* **Provided records**:
• • • •
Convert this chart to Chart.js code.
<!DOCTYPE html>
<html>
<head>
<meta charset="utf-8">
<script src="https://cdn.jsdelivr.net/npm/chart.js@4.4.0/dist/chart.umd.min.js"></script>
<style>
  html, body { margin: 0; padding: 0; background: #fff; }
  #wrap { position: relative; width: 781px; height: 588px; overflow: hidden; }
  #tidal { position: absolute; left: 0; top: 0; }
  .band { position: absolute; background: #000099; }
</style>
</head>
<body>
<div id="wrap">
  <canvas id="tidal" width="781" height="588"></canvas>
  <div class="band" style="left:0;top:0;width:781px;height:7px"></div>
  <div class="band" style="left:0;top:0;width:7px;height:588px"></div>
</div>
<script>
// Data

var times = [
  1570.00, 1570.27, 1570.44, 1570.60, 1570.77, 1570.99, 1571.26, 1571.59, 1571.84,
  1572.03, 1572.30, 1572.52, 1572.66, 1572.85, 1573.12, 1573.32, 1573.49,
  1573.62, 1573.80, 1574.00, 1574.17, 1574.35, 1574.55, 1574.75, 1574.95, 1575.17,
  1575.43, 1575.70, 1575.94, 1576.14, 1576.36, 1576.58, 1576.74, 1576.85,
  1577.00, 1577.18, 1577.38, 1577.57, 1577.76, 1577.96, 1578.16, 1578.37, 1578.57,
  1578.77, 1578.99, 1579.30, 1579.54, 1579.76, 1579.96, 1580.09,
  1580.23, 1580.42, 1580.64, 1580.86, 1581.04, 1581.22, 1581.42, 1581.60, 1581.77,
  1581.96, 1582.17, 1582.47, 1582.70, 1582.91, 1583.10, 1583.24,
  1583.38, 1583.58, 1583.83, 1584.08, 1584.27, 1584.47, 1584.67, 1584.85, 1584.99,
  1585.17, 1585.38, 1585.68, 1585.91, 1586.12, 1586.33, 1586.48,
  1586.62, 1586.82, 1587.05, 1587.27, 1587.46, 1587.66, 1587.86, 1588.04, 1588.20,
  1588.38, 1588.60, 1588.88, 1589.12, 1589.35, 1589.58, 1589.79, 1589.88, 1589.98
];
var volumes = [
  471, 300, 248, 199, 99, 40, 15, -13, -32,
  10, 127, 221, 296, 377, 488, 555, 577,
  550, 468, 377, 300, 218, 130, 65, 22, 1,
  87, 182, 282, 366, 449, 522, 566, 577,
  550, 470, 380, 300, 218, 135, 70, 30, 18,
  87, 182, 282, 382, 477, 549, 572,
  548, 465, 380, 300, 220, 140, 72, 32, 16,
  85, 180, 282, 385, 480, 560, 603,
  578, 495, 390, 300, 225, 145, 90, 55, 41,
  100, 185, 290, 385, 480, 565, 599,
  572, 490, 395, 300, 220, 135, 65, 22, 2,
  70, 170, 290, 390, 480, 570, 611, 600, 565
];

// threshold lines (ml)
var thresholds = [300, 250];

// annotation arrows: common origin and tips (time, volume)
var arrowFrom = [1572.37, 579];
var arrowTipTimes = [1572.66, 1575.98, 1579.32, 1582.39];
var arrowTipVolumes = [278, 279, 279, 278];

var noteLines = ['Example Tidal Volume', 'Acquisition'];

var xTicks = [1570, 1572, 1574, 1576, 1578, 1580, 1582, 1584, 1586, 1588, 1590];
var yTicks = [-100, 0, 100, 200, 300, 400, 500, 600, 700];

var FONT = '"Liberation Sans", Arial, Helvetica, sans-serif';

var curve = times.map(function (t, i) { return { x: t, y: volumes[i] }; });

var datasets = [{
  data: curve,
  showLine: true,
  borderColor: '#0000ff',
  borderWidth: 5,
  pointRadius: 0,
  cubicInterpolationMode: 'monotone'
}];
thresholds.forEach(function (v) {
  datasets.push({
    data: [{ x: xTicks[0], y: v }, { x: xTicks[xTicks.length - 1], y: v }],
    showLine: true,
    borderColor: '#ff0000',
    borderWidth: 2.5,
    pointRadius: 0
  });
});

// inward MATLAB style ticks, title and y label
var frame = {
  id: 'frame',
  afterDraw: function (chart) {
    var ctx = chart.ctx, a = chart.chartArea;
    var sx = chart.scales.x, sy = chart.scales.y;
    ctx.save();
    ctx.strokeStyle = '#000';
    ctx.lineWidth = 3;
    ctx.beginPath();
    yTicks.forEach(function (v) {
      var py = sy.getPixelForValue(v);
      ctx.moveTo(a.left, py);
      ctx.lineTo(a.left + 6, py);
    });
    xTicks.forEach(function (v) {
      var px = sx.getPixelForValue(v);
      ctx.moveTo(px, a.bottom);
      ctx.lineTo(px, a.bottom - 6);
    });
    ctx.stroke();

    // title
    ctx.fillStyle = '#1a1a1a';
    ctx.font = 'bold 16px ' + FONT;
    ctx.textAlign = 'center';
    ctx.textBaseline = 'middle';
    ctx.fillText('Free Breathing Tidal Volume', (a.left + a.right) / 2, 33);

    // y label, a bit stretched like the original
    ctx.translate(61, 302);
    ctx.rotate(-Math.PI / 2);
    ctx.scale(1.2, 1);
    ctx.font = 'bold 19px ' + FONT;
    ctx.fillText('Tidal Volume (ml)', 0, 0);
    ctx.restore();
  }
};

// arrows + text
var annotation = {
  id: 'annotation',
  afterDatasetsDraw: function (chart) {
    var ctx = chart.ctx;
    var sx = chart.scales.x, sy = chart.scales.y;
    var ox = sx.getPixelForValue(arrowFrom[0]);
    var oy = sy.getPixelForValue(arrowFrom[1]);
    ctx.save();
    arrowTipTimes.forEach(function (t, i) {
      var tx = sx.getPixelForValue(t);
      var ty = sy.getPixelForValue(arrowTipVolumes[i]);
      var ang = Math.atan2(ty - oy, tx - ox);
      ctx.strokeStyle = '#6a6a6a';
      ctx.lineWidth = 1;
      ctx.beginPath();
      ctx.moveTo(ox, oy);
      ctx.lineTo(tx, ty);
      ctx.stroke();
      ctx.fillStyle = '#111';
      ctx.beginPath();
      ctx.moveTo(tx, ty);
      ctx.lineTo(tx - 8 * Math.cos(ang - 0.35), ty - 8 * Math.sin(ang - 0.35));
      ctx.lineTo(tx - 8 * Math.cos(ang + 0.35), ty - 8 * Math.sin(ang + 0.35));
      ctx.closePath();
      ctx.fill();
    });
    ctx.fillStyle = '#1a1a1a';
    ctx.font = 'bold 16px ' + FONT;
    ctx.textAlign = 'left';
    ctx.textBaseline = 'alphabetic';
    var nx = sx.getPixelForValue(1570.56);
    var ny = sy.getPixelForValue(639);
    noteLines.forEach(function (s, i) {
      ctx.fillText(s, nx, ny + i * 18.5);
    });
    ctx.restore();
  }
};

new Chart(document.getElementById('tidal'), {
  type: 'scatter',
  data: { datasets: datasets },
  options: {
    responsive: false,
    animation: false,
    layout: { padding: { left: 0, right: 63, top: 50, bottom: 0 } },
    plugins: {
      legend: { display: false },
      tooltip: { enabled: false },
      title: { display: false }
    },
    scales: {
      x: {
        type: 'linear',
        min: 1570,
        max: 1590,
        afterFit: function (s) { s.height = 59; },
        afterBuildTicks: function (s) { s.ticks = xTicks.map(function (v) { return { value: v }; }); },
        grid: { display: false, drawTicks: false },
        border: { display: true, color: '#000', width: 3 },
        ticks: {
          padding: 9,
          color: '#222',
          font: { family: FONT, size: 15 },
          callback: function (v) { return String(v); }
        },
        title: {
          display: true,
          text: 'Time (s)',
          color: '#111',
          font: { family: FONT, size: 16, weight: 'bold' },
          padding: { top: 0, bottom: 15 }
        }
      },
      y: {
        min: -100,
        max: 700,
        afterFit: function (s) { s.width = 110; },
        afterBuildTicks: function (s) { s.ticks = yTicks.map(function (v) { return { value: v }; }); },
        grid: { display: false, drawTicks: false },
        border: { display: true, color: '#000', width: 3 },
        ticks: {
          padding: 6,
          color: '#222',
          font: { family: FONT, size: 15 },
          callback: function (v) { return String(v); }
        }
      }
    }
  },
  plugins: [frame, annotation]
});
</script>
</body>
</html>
• • • •
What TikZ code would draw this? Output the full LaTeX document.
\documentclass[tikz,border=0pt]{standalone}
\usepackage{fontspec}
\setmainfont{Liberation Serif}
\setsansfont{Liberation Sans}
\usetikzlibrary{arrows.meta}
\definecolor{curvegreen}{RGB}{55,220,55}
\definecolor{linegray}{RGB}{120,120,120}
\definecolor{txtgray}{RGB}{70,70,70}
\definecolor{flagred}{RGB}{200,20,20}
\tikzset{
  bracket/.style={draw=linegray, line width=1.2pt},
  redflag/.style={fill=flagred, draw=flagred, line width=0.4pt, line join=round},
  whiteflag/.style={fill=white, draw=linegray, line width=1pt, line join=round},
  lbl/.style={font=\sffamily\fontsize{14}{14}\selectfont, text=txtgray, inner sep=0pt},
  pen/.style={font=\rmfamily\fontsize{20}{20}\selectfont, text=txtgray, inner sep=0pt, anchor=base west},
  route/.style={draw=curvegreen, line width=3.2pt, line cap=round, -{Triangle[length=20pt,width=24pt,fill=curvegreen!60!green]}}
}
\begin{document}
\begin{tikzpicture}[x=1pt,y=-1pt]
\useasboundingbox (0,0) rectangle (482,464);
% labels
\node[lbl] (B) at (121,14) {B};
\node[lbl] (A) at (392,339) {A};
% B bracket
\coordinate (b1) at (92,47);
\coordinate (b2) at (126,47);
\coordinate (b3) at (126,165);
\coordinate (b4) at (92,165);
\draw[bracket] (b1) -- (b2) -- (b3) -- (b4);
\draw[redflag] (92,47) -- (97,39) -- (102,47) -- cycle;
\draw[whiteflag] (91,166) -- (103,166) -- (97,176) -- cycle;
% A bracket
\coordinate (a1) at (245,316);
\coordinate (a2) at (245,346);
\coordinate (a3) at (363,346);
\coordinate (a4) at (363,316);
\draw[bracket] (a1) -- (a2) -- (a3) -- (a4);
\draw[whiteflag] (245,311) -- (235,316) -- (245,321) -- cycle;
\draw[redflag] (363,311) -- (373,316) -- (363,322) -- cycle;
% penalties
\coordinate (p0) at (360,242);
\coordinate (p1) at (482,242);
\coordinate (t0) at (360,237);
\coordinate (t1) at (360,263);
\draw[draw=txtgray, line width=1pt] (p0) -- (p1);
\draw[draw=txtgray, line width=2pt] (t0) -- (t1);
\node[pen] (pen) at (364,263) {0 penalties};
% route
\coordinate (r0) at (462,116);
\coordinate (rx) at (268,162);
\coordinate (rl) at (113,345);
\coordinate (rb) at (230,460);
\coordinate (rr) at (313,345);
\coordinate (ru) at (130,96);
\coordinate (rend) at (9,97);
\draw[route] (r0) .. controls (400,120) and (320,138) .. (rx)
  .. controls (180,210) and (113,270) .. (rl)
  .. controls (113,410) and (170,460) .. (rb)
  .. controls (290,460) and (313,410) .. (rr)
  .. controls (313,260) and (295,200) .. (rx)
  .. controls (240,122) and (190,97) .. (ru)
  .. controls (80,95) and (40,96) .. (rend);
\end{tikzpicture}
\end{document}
• • • •
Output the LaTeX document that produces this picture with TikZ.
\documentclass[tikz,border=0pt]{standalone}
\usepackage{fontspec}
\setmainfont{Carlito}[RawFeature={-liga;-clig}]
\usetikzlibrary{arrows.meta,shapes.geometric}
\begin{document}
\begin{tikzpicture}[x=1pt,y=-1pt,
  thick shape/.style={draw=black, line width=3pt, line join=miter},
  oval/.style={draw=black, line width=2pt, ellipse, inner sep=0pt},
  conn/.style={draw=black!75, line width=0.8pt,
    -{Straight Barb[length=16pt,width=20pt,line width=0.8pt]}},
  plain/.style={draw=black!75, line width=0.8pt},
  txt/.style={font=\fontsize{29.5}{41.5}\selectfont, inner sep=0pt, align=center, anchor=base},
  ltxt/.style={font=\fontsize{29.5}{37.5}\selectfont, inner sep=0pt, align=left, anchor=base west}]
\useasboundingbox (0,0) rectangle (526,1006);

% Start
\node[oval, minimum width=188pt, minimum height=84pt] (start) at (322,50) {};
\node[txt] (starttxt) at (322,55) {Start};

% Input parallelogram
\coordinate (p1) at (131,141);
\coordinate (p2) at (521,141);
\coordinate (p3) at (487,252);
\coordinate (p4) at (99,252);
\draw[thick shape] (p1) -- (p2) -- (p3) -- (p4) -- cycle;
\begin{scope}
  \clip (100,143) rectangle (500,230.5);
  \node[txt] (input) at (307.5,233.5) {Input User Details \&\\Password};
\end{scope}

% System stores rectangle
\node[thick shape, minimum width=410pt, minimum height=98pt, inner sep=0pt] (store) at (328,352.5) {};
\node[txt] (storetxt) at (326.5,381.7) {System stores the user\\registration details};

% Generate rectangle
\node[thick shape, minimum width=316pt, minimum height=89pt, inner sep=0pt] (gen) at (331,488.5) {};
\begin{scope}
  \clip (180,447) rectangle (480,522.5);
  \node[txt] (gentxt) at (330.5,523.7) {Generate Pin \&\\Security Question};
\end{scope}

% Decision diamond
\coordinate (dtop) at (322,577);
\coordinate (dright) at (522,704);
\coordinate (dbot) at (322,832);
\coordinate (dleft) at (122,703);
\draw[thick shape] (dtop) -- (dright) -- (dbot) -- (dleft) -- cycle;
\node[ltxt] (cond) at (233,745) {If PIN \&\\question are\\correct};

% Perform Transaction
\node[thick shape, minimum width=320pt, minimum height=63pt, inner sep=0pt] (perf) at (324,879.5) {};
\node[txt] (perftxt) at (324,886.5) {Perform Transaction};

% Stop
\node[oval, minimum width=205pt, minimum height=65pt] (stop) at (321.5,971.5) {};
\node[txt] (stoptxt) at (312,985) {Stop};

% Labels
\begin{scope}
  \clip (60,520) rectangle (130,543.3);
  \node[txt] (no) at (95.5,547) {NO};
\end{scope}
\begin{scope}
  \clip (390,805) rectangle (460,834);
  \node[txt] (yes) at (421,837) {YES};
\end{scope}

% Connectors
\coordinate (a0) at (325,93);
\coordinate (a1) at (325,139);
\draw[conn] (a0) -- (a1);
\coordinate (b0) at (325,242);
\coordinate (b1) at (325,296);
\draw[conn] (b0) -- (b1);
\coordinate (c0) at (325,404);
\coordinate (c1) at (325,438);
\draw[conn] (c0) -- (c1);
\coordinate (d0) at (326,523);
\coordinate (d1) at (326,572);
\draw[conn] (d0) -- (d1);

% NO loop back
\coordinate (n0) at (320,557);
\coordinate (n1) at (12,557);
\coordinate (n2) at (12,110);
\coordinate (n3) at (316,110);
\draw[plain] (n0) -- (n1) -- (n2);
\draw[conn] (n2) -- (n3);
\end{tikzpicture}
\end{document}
• • • •
* **To do**: Nothing beyond the required lines should be retyped: start with the line that contains "Convert this chart to Chart.js code." and finish with the line that contains "// Data".

* **Written reply**:
Convert this chart to Chart.js code.
<!DOCTYPE html>
<html>
<head>
<meta charset="utf-8">
<script src="https://cdn.jsdelivr.net/npm/chart.js@4.4.0/dist/chart.umd.min.js"></script>
<style>
  html, body { margin: 0; padding: 0; background: #fff; }
  #wrap { position: relative; width: 781px; height: 588px; overflow: hidden; }
  #tidal { position: absolute; left: 0; top: 0; }
  .band { position: absolute; background: #000099; }
</style>
</head>
<body>
<div id="wrap">
  <canvas id="tidal" width="781" height="588"></canvas>
  <div class="band" style="left:0;top:0;width:781px;height:7px"></div>
  <div class="band" style="left:0;top:0;width:7px;height:588px"></div>
</div>
<script>
// Data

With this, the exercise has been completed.